START
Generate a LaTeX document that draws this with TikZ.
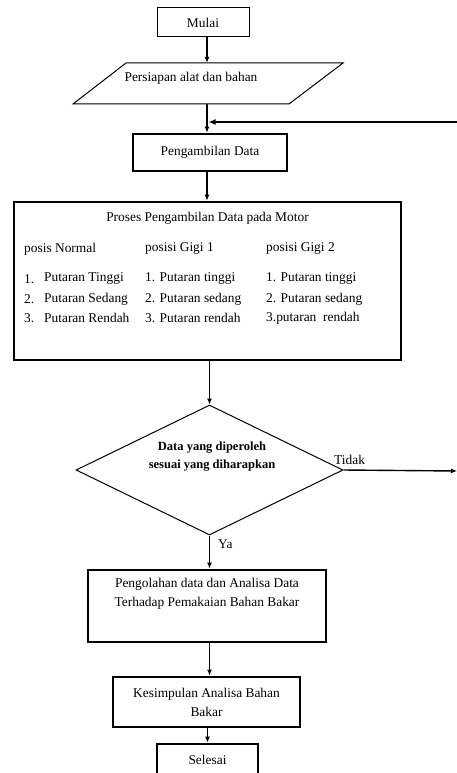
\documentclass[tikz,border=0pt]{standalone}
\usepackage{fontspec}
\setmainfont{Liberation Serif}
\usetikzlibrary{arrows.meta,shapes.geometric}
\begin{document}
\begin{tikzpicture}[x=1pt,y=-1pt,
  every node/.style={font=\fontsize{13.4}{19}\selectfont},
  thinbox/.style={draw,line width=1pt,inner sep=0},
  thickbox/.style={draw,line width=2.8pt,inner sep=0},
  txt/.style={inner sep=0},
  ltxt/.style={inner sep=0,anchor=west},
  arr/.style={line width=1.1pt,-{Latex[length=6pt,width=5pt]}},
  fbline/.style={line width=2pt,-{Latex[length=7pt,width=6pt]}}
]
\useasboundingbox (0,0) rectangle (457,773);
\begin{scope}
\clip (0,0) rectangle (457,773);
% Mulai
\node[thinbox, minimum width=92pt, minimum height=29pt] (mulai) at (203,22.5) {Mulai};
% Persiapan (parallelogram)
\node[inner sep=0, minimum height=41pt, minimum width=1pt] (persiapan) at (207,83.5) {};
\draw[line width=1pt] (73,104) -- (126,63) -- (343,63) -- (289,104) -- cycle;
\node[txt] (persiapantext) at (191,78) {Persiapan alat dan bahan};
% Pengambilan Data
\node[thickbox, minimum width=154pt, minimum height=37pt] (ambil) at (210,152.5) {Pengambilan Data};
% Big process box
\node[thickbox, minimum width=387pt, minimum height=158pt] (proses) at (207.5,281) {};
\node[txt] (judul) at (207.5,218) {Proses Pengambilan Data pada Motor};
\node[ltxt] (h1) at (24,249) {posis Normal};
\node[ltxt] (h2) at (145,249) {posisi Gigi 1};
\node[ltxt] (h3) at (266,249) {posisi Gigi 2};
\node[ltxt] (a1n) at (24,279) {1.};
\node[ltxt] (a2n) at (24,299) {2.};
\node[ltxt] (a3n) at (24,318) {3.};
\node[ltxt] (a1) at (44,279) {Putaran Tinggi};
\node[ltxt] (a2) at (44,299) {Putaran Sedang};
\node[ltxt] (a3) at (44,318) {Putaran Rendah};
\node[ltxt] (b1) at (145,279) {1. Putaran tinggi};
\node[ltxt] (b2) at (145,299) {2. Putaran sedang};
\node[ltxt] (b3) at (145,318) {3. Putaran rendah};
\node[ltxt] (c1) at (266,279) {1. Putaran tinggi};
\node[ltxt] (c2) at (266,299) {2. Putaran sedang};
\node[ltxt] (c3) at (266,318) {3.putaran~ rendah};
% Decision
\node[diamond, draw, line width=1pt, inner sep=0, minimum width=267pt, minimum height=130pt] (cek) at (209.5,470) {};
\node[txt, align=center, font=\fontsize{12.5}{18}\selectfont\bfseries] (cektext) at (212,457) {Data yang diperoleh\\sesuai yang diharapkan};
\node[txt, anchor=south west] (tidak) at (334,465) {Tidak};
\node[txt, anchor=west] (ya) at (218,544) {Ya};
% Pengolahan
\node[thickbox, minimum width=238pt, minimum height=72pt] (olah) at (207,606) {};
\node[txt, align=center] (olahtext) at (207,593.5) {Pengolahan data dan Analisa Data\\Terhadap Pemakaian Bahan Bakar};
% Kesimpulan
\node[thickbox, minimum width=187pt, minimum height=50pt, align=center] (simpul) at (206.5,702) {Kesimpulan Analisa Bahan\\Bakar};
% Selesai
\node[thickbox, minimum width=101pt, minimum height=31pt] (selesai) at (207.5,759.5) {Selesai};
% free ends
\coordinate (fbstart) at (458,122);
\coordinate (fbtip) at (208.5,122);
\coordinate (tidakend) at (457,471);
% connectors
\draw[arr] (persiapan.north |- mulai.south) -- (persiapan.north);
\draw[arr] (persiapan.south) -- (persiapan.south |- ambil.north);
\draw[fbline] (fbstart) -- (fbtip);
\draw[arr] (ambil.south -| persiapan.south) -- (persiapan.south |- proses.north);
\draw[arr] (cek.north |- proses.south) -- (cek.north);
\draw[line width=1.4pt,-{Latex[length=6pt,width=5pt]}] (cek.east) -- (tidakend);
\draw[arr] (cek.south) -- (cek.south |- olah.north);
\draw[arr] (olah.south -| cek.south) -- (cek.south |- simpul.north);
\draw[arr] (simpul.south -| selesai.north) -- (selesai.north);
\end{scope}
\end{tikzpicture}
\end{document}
END
Exercise –
Using the data above, print every line exactly, omitting pictures.

Solution to the exercise –
Generate a LaTeX document that draws this with TikZ.
\documentclass[tikz,border=0pt]{standalone}
\usepackage{fontspec}
\setmainfont{Liberation Serif}
\usetikzlibrary{arrows.meta,shapes.geometric}
\begin{document}
\begin{tikzpicture}[x=1pt,y=-1pt,
  every node/.style={font=\fontsize{13.4}{19}\selectfont},
  thinbox/.style={draw,line width=1pt,inner sep=0},
  thickbox/.style={draw,line width=2.8pt,inner sep=0},
  txt/.style={inner sep=0},
  ltxt/.style={inner sep=0,anchor=west},
  arr/.style={line width=1.1pt,-{Latex[length=6pt,width=5pt]}},
  fbline/.style={line width=2pt,-{Latex[length=7pt,width=6pt]}}
]
\useasboundingbox (0,0) rectangle (457,773);
\begin{scope}
\clip (0,0) rectangle (457,773);
% Mulai
\node[thinbox, minimum width=92pt, minimum height=29pt] (mulai) at (203,22.5) {Mulai};
% Persiapan (parallelogram)
\node[inner sep=0, minimum height=41pt, minimum width=1pt] (persiapan) at (207,83.5) {};
\draw[line width=1pt] (73,104) -- (126,63) -- (343,63) -- (289,104) -- cycle;
\node[txt] (persiapantext) at (191,78) {Persiapan alat dan bahan};
% Pengambilan Data
\node[thickbox, minimum width=154pt, minimum height=37pt] (ambil) at (210,152.5) {Pengambilan Data};
% Big process box
\node[thickbox, minimum width=387pt, minimum height=158pt] (proses) at (207.5,281) {};
\node[txt] (judul) at (207.5,218) {Proses Pengambilan Data pada Motor};
\node[ltxt] (h1) at (24,249) {posis Normal};
\node[ltxt] (h2) at (145,249) {posisi Gigi 1};
\node[ltxt] (h3) at (266,249) {posisi Gigi 2};
\node[ltxt] (a1n) at (24,279) {1.};
\node[ltxt] (a2n) at (24,299) {2.};
\node[ltxt] (a3n) at (24,318) {3.};
\node[ltxt] (a1) at (44,279) {Putaran Tinggi};
\node[ltxt] (a2) at (44,299) {Putaran Sedang};
\node[ltxt] (a3) at (44,318) {Putaran Rendah};
\node[ltxt] (b1) at (145,279) {1. Putaran tinggi};
\node[ltxt] (b2) at (145,299) {2. Putaran sedang};
\node[ltxt] (b3) at (145,318) {3. Putaran rendah};
\node[ltxt] (c1) at (266,279) {1. Putaran tinggi};
\node[ltxt] (c2) at (266,299) {2. Putaran sedang};
\node[ltxt] (c3) at (266,318) {3.putaran~ rendah};
% Decision
\node[diamond, draw, line width=1pt, inner sep=0, minimum width=267pt, minimum height=130pt] (cek) at (209.5,470) {};
\node[txt, align=center, font=\fontsize{12.5}{18}\selectfont\bfseries] (cektext) at (212,457) {Data yang diperoleh\\sesuai yang diharapkan};
\node[txt, anchor=south west] (tidak) at (334,465) {Tidak};
\node[txt, anchor=west] (ya) at (218,544) {Ya};
% Pengolahan
\node[thickbox, minimum width=238pt, minimum height=72pt] (olah) at (207,606) {};
\node[txt, align=center] (olahtext) at (207,593.5) {Pengolahan data dan Analisa Data\\Terhadap Pemakaian Bahan Bakar};
% Kesimpulan
\node[thickbox, minimum width=187pt, minimum height=50pt, align=center] (simpul) at (206.5,702) {Kesimpulan Analisa Bahan\\Bakar};
% Selesai
\node[thickbox, minimum width=101pt, minimum height=31pt] (selesai) at (207.5,759.5) {Selesai};
% free ends
\coordinate (fbstart) at (458,122);
\coordinate (fbtip) at (208.5,122);
\coordinate (tidakend) at (457,471);
% connectors
\draw[arr] (persiapan.north |- mulai.south) -- (persiapan.north);
\draw[arr] (persiapan.south) -- (persiapan.south |- ambil.north);
\draw[fbline] (fbstart) -- (fbtip);
\draw[arr] (ambil.south -| persiapan.south) -- (persiapan.south |- proses.north);
\draw[arr] (cek.north |- proses.south) -- (cek.north);
\draw[line width=1.4pt,-{Latex[length=6pt,width=5pt]}] (cek.east) -- (tidakend);
\draw[arr] (cek.south) -- (cek.south |- olah.north);
\draw[arr] (olah.south -| cek.south) -- (cek.south |- simpul.north);
\draw[arr] (simpul.south -| selesai.north) -- (selesai.north);
\end{scope}
\end{tikzpicture}
\end{document}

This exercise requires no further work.